The oldest building on campus, dating back to 1699, the Rubrics will be renovated “for residential and support uses”, according to a public tender seeking a design team. The Chief Steward’s House, located behind the Chapel, will also be converted to provide studio apartments and research accommodation for Fellows Emeriti.
The design team will include groups responsible for project management as well as quantity surveying, to control the cost of the refurbishment. In the public tender, the College estimated that the contract would be completed in 2022.
In an email statement to The University Times, the College Bursar, Veronica Campbell, said: “We are exploring the possibility of much needed refurbishment of the Rubrics and Chief Steward’s House, as referred to in the Estates Strategy that was approved by Board last September.”
She went on: “The overall ambition of the project is to improve staff residential accommodation, enhance research space for Fellows emeriti and take care of these two special buildings. The overall business plan, timelines and logistics have not yet been finalised but are currently being developed.”
The Rubrics provided accommodation for at least 18 students until the summer of 2017, when they were taken out of service. The action was taken “pending a decision on the renovation of the building”, Anthony Dempsey, Trinity’s Head of Accommodation, said at the time. Though seven staff members remained in the building, no students have resided there for the last two years.
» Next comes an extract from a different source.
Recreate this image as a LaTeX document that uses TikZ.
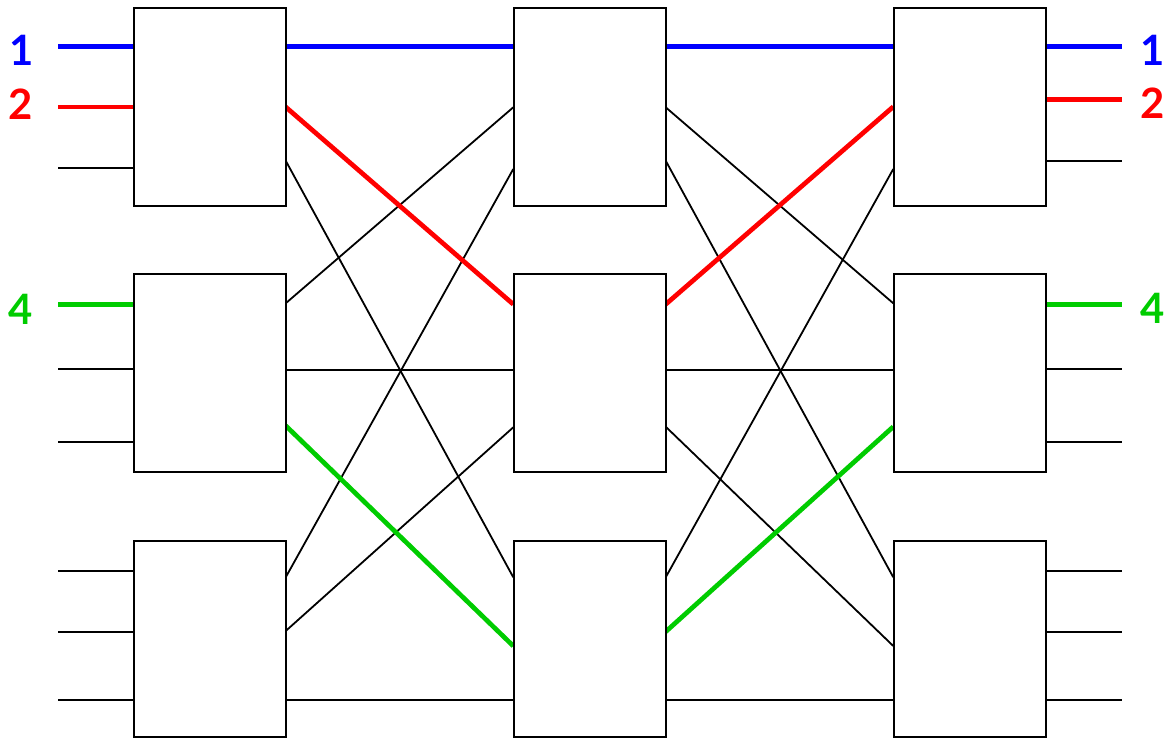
\documentclass[tikz,border=0pt]{standalone}
\usepackage{fontspec}
\newfontfamily\labfont{Lato}
\definecolor{cblue}{RGB}{0,0,255}
\definecolor{cred}{RGB}{255,0,0}
\definecolor{cgreen}{RGB}{0,204,0}
\begin{document}
\begin{tikzpicture}[x=1bp,y=-1bp,
  sw/.style={draw=black,line width=2bp,fill=white,minimum width=152bp,inner sep=0pt},
  wire/.style={line width=1.8bp,black},
  bwire/.style={line width=4.7bp,cblue},
  rwire/.style={line width=4.7bp,cred},
  gwire/.style={line width=4.7bp,cgreen},
  lab/.style={font=\labfont\bfseries\fontsize{42}{42}\selectfont,inner sep=0pt,anchor=center}]
\useasboundingbox (0,0) rectangle (1166,738);

% ---------- ports (named coordinates) ----------
% left column inputs (free ends)
\coordinate (a1) at (58,46.3);  \coordinate (a2) at (58,107);  \coordinate (a3) at (58,168.3);
\coordinate (a4) at (58,304.3); \coordinate (a5) at (58,369.3); \coordinate (a6) at (58,441.7);
\coordinate (a7) at (58,570.7); \coordinate (a8) at (58,631.7); \coordinate (a9) at (58,700);
% left boxes, input side
\coordinate (Li1) at (134,46.3);  \coordinate (Li2) at (134,107);  \coordinate (Li3) at (134,168.3);
\coordinate (Li4) at (134,304.3); \coordinate (Li5) at (134,369.3); \coordinate (Li6) at (134,441.7);
\coordinate (Li7) at (134,570.7); \coordinate (Li8) at (134,631.7); \coordinate (Li9) at (134,700);
% left boxes, output side
\coordinate (Lo1) at (285.7,46.3);  \coordinate (Lo2) at (285.7,107);   \coordinate (Lo3) at (285.7,160.7);
\coordinate (Lo4) at (285.7,303.3); \coordinate (Lo5) at (285.7,370);   \coordinate (Lo6) at (285.7,425.7);
\coordinate (Lo7) at (285.7,577.3); \coordinate (Lo8) at (285.7,631);   \coordinate (Lo9) at (285.7,700);
% middle boxes, input side
\coordinate (Mi1) at (513.3,46.3);  \coordinate (Mi2) at (513.3,107.3); \coordinate (Mi3) at (513.3,169);
\coordinate (Mi4) at (513.3,304.3); \coordinate (Mi5) at (513.3,370);   \coordinate (Mi6) at (513.3,427.3);
\coordinate (Mi7) at (513.3,577.3); \coordinate (Mi8) at (513.3,646);   \coordinate (Mi9) at (513.3,700);
% middle boxes, output side
\coordinate (Mo1) at (665.7,46.3);  \coordinate (Mo2) at (665.7,107.3); \coordinate (Mo3) at (665.7,160.7);
\coordinate (Mo4) at (665.7,304.3); \coordinate (Mo5) at (665.7,370);   \coordinate (Mo6) at (665.7,426.7);
\coordinate (Mo7) at (665.7,577.3); \coordinate (Mo8) at (665.7,631.7); \coordinate (Mo9) at (665.7,700);
% right boxes, input side
\coordinate (Ri1) at (893.3,46.3);  \coordinate (Ri2) at (893.3,106.7); \coordinate (Ri3) at (893.3,169);
\coordinate (Ri4) at (893.3,303.3); \coordinate (Ri5) at (893.3,370);   \coordinate (Ri6) at (893.3,426.7);
\coordinate (Ri7) at (893.3,577.3); \coordinate (Ri8) at (893.3,646);   \coordinate (Ri9) at (893.3,700);
% right boxes, output side
\coordinate (Ro1) at (1045.7,46.3);  \coordinate (Ro2) at (1045.7,99.3);  \coordinate (Ro3) at (1045.7,160.7);
\coordinate (Ro4) at (1045.7,304.3); \coordinate (Ro5) at (1045.7,369.3); \coordinate (Ro6) at (1045.7,441.7);
\coordinate (Ro7) at (1045.7,570.7); \coordinate (Ro8) at (1045.7,631.7); \coordinate (Ro9) at (1045.7,700);
% right free ends
\coordinate (z1) at (1122,46.3);  \coordinate (z2) at (1122,99.3);  \coordinate (z3) at (1122,160.7);
\coordinate (z4) at (1122,304.3); \coordinate (z5) at (1122,369.3); \coordinate (z6) at (1122,441.7);
\coordinate (z7) at (1122,570.7); \coordinate (z8) at (1122,631.7); \coordinate (z9) at (1122,700);

% ---------- inputs / outputs ----------
\draw[bwire] (a1) -- (Li1);
\draw[rwire] (a2) -- (Li2);
\draw[wire] (a3) -- (Li3);
\draw[gwire] (a4) -- (Li4);
\draw[wire] (a5) -- (Li5);
\draw[wire] (a6) -- (Li6);
\draw[wire] (a7) -- (Li7);
\draw[wire] (a8) -- (Li8);
\draw[wire] (a9) -- (Li9);

\draw[bwire] (Ro1) -- (z1);
\draw[rwire] (Ro2) -- (z2);
\draw[wire] (Ro3) -- (z3);
\draw[gwire] (Ro4) -- (z4);
\draw[wire] (Ro5) -- (z5);
\draw[wire] (Ro6) -- (z6);
\draw[wire] (Ro7) -- (z7);
\draw[wire] (Ro8) -- (z8);
\draw[wire] (Ro9) -- (z9);

% ---------- left -> middle ----------
\draw[wire] (Lo3) -- (Mi7);
\draw[wire] (Lo4) -- (Mi2);
\draw[wire] (Lo5) -- (Mi5);
\draw[wire] (Lo7) -- (Mi3);
\draw[wire] (Lo8) -- (Mi6);
\draw[wire] (Lo9) -- (Mi9);
\draw[bwire] (Lo1) -- (Mi1);
\draw[rwire] (Lo2) -- (Mi4);
\draw[gwire] (Lo6) -- (Mi8);

% ---------- middle -> right ----------
\draw[wire] (Mo2) -- (Ri4);
\draw[wire] (Mo3) -- (Ri7);
\draw[wire] (Mo5) -- (Ri5);
\draw[wire] (Mo6) -- (Ri8);
\draw[wire] (Mo7) -- (Ri3);
\draw[wire] (Mo9) -- (Ri9);
\draw[bwire] (Mo1) -- (Ri1);
\draw[rwire] (Mo4) -- (Ri2);
\draw[gwire] (Mo8) -- (Ri6);

% ---------- switch boxes ----------
\node[sw,minimum height=198bp] (L1) at (209.85,107) {};
\node[sw,minimum height=197.4bp] (L2) at (209.85,373) {};
\node[sw,minimum height=196.3bp] (L3) at (209.85,638.85) {};
\node[sw,minimum height=198bp] (M1) at (589.5,107) {};
\node[sw,minimum height=197.4bp] (M2) at (589.5,373) {};
\node[sw,minimum height=196.3bp] (M3) at (589.5,638.85) {};
\node[sw,minimum height=198bp] (R1) at (969.5,107) {};
\node[sw,minimum height=197.4bp] (R2) at (969.5,373) {};
\node[sw,minimum height=196.3bp] (R3) at (969.5,638.85) {};

% ---------- labels ----------
\node[lab,text=cblue] (l1) at (22,50.5) {1};
\node[lab,text=cred] (l2) at (21,104) {2};
\node[lab,text=cgreen] (l4) at (20.5,309) {4};
\node[lab,text=cblue] (r1) at (1153,50.5) {1};
\node[lab,text=cred] (r2) at (1152.5,103) {2};
\node[lab,text=cgreen] (r4) at (1152.5,308.5) {4};
\end{tikzpicture}
\end{document}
Some rooms are now being used by the Student Counselling Service.
Dempsey previously told The University Times that “the future renovation of the Rubrics will be considered in the context of wider campus planning”. He acknowledged that the rising cost of on-campus accommodation would be used to finance the refurbishment of college accommodation and campus buildings, including the addition of new boilers and lifts.
Costing just under €5,000 in 2016, the accommodation is significantly cheaper than some of the other areas on campus. The building, which stretches across the square, is made up of Houses 22 to 26.
As student numbers and Dublin rental costs rise, Trinity has been under pressure to provide more accommodation. The College recently announced that alongside the new Business School, old houses belonging to Trinity on Pearse St would be redeveloped into student and staff accommodation.
Printing House Square, Trinity’s new purpose-built accommodation on the site of the old Oisín House, will be completed in the summer.